# Help needed identifying this bicycle.



## summerchilde (May 29, 2010)

I believe this is a Huffman but I'm not sure of the model or much else about the bike. I'm thinking it might be a Dayton Zephyr based on this photo I found online: http://www.bicyclebill.com/IMAGES/photos/450s/DaytonZepher.gif

here are two pictures of the bike I have:
http://i.imgur.com/B3KUr.jpg
http://i.imgur.com/UvaIf.jpg

It has a skiptooth chainring with the wrong chain on it. The rear hub is a Bendix coaster and I'm pretty sure it has the wrong sprocket size on it.
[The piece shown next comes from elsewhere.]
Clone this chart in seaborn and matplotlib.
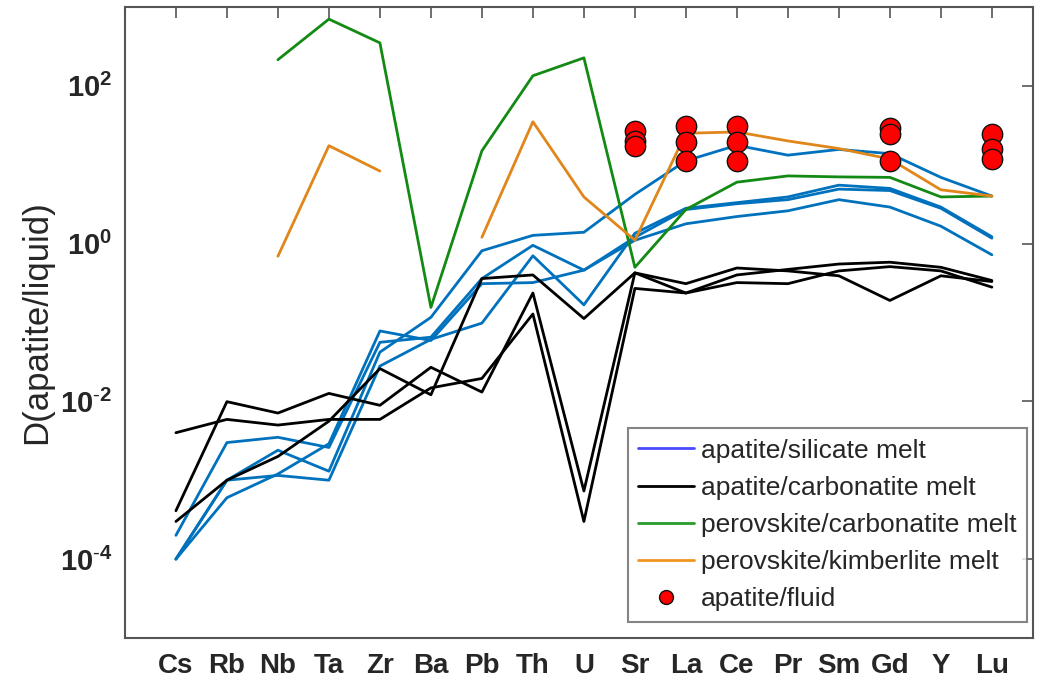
import numpy as np
import pandas as pd
import matplotlib
matplotlib.use("Agg")
import matplotlib.pyplot as plt
from matplotlib.lines import Line2D
import seaborn as sns

nan = np.nan

elements = ["Cs", "Rb", "Nb", "Ta", "Zr", "Ba", "Pb", "Th", "U",
            "Sr", "La", "Ce", "Pr", "Sm", "Gd", "Y", "Lu"]

# apatite / silicate melt partition coefficients (four experiments)
silicate_1 = [1e-4, 1.0e-3, 2.4e-3, 1.3e-3, 0.042, 0.116, 0.81, 1.27, 1.39,
              4.2, 11.2, 17.6, 13.2, 15.6, 13.8, 6.9, 4.0]
silicate_2 = [2e-4, 3.0e-3, 3.5e-3, 2.6e-3, 0.056, 0.065, 0.36, 0.95, 0.46,
              1.2, 2.7, 3.2, 3.6, 4.9, 4.7, 2.8, 1.17]
silicate_3 = [1e-4, 1.0e-3, 1.15e-3, 1.0e-3, 0.028, 0.061, 0.098, 0.70, 0.167,
              1.35, 2.8, 3.3, 3.9, 5.5, 5.0, 2.9, 1.22]
silicate_4 = [1e-4, 6e-4, 1.2e-3, 2.9e-3, 0.078, 0.059, 0.31, 0.32, 0.46,
              1.1, 1.78, 2.2, 2.6, 3.6, 2.9, 1.66, 0.72]

# apatite / carbonatite melt (three experiments)
carbonatite_1 = [3.0e-4, 1.0e-3, 2.0e-3, 5.6e-3, 0.026, 0.0121, 0.36, 0.40, 0.112,
                 0.425, 0.31, 0.49, 0.45, 0.39, 0.19, 0.39, 0.33]
carbonatite_2 = [4.1e-4, 9.9e-3, 7.1e-3, 0.0126, 8.9e-3, 0.027, 0.0131, 0.236, 7.3e-4,
                 0.425, 0.236, 0.40, 0.47, 0.55, 0.58, 0.50, 0.34]
carbonatite_3 = [4.0e-3, 5.9e-3, 5.0e-3, 5.9e-3, 5.9e-3, 0.0148, 0.0195, 0.128, 3.0e-4,
                 0.27, 0.236, 0.32, 0.31, 0.45, 0.51, 0.45, 0.28]

# perovskite partitioning
perovskite_carbonatite = [nan, nan, 214, 700, 350, 0.155, 15, 134, 226,
                          0.50, 2.7, 6.0, 7.2, 7.0, 6.9, 3.9, 4.0]
perovskite_kimberlite = [nan, nan, 0.69, 17.4, 8.3, nan, 1.2, 35, 3.9,
                         1.1, 25, 26, 20, 16, 11.8, 4.8, 4.0]

# apatite / fluid
fluid_elements = ["Sr", "Sr", "Sr", "La", "La", "La", "Ce", "Ce", "Ce",
                  "Gd", "Gd", "Gd", "Lu", "Lu", "Lu"]
fluid_values = [27, 20, 17, 31, 19.5, 11.2, 31, 19.5, 11.2,
                29, 24.5, 11.2, 24.6, 15.8, 11.8]

groups = {
    "apatite/silicate melt": [silicate_1, silicate_2, silicate_3, silicate_4],
    "apatite/carbonatite melt": [carbonatite_1, carbonatite_2, carbonatite_3],
    "perovskite/carbonatite melt": [perovskite_carbonatite],
    "perovskite/kimberlite melt": [perovskite_kimberlite],
}
colors = {
    "apatite/silicate melt": "#0072BD",
    "apatite/carbonatite melt": "#000000",
    "perovskite/carbonatite melt": "#138a13",
    "perovskite/kimberlite melt": "#E0861A",
}
legend_colors = {
    "apatite/silicate melt": "#4a4aff",
    "apatite/carbonatite melt": "#000000",
    "perovskite/carbonatite melt": "#2a9a2a",
    "perovskite/kimberlite melt": "#f0961e",
}

# long-form table; gaps (NaN) split a curve into separate units
rows = []
unit = 0
for group, curves in groups.items():
    for curve in curves:
        unit += 1
        seg = unit * 100
        for i, v in enumerate(curve):
            if np.isnan(v):
                seg += 1
                continue
            rows.append({"pos": i + 1, "D": v, "group": group, "unit": seg})
lines_df = pd.DataFrame(rows)

fluid_df = pd.DataFrame({
    "pos": [elements.index(e) + 1 for e in fluid_elements],
    "D": fluid_values,
})

sns.set_style("white")
plt.rcParams["font.family"] = ["Liberation Sans", "DejaVu Sans"]
plt.rcParams["mathtext.fontset"] = "custom"
plt.rcParams["mathtext.rm"] = "Liberation Sans"
plt.rcParams["mathtext.bf"] = "Liberation Sans:bold"

fig = plt.figure(figsize=(10.41, 6.90), dpi=100)
ax = fig.add_axes([0.120, 0.0754, 0.872, 0.9146])

sns.lineplot(data=lines_df, x="pos", y="D", hue="group", units="unit",
             estimator=None, palette=colors, hue_order=list(groups.keys()),
             linewidth=2.0, legend=False, ax=ax)
sns.scatterplot(data=fluid_df, x="pos", y="D", color="#ff0000",
                edgecolor="#111111", linewidth=1.0, s=215, zorder=5,
                legend=False, ax=ax)

ax.set_yscale("log")
ax.set_ylim(1e-5, 1e3)
ax.set_xlim(0, 17.8)

ax.set_xticks(range(1, len(elements) + 1))
ax.set_xticklabels(elements, fontsize=20, fontweight="bold")
yt = [1e-4, 1e-2, 1e0, 1e2]


def exp_label(v):
    e = int(np.log10(v))
    if e < 0:
        return r"$\mathbf{10^{\text{-}%d}}$" % (-e)
    return r"$\mathbf{10^{%d}}$" % e


ax.set_yticks(yt)
ax.set_yticklabels([exp_label(v) for v in yt], fontsize=21)
ax.yaxis.set_minor_locator(matplotlib.ticker.NullLocator())

ax.tick_params(axis="both", direction="in", top=True, right=True,
               length=8, width=1.2, color="#555555")
ax.tick_params(axis="x", pad=11)
ax.tick_params(axis="y", pad=9)
for s in ax.spines.values():
    s.set_color("#555555")
    s.set_linewidth(1.5)

ax.set_xlabel("")
ax.set_ylabel("D(apatite/liquid)", fontsize=25, labelpad=5)

handles = [Line2D([0], [0], color=legend_colors[g], lw=2.0) for g in groups]
handles.append(Line2D([0], [0], marker="o", linestyle="none",
                      markerfacecolor="#ff0000", markeredgecolor="#111111",
                      markersize=10))
labels = list(groups.keys()) + ["apatite/fluid"]
leg = ax.legend(handles, labels, loc="lower right",
                bbox_to_anchor=(0.9934, 0.0254), borderaxespad=0,
                fontsize=19, handlelength=2.1, handletextpad=0.25,
                labelspacing=0.5, borderpad=0.4, fancybox=False,
                frameon=True, edgecolor="#666666")
leg.get_frame().set_linewidth(1.5)

fig.savefig("out.png", dpi=100)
Pictures of the Bendix hub: http://i.imgur.com/W9fNe.jpg http://i.imgur.com/ir9WI.jpg This makes me think the Wheels are not original. 

Other notes:
Tank, chainguard, and rear rack are missing.
serial number on bottom bracket is 0041BH-1
original colors are dark green/olive green with yellow green pinstripes. The blue paint is spraypaint. Under that is red paint over the original. 
The headlamp and seat are not original. 

Any ideas as to what this is? What the year of make is? Any info is welcome. I plan to restore this and get it back into riding shape.


----------



## dopehead (May 29, 2010)

if it is a huffman it would probibly be a 41 mainliner  most later huffmans had the straightbar  here is a px from evolution


----------



## summerchilde (May 29, 2010)

That does look very similar to what I have. The springerfork is definitely different tho.


----------